For me the painting on the canvas was clear, though everyone else saw otherwise.

The Ejection seat of the Mig was going to be my stool, the sky my canvas, the joystick my paintbrush and the mother earth my easel.

I did finally get on to my stool. I did paint the blue with my heart for what will always be a very short time, and enjoyed every moment of it.

But today, my canvas has changed but the painter in me once again sees a canvas and the final masterpiece so clearly.

My son is my masterpiece & his mind the canvas & I have a picture in mind.

I wonder if my masterpiece is thinking about his. No, I do not want him to see it now, today or tomorrow, but cannot help wonder if he has seen his canvas & masterpiece just as I did many years ago.

No, I am not going to point him in any direction to find his canvas or his subject, just because I did mine when I was his age or thereabouts.

I do not want it to be the same as mine, but all I want is to for him to be able to see his masterpiece clearly.

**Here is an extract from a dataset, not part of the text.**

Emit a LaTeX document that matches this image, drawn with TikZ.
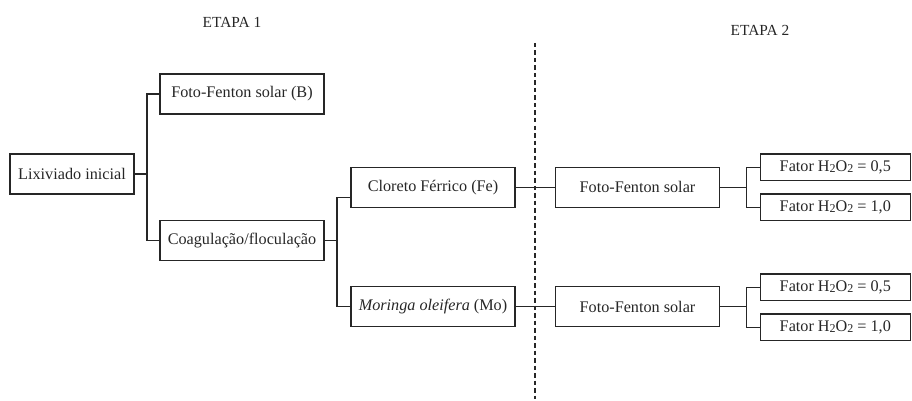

I want him to love his canvas just as honestly as I did mine.

Work twice as hard or maybe not, but surely twice as smart as I did for mine.

I want him to be more steadfast in his passion, just as I did.

I want him to read about his canvas, many times more than what I did about my canvas.

Tonight; when I see him sleep peacefully, I hope he is dreaming about Painting Nudes in Paris or where ever it might be.

Somewhere deep down in me, I feel he already has seen it just as I did, but what the hell even if he does not, that .......   just might be his canvas!!!!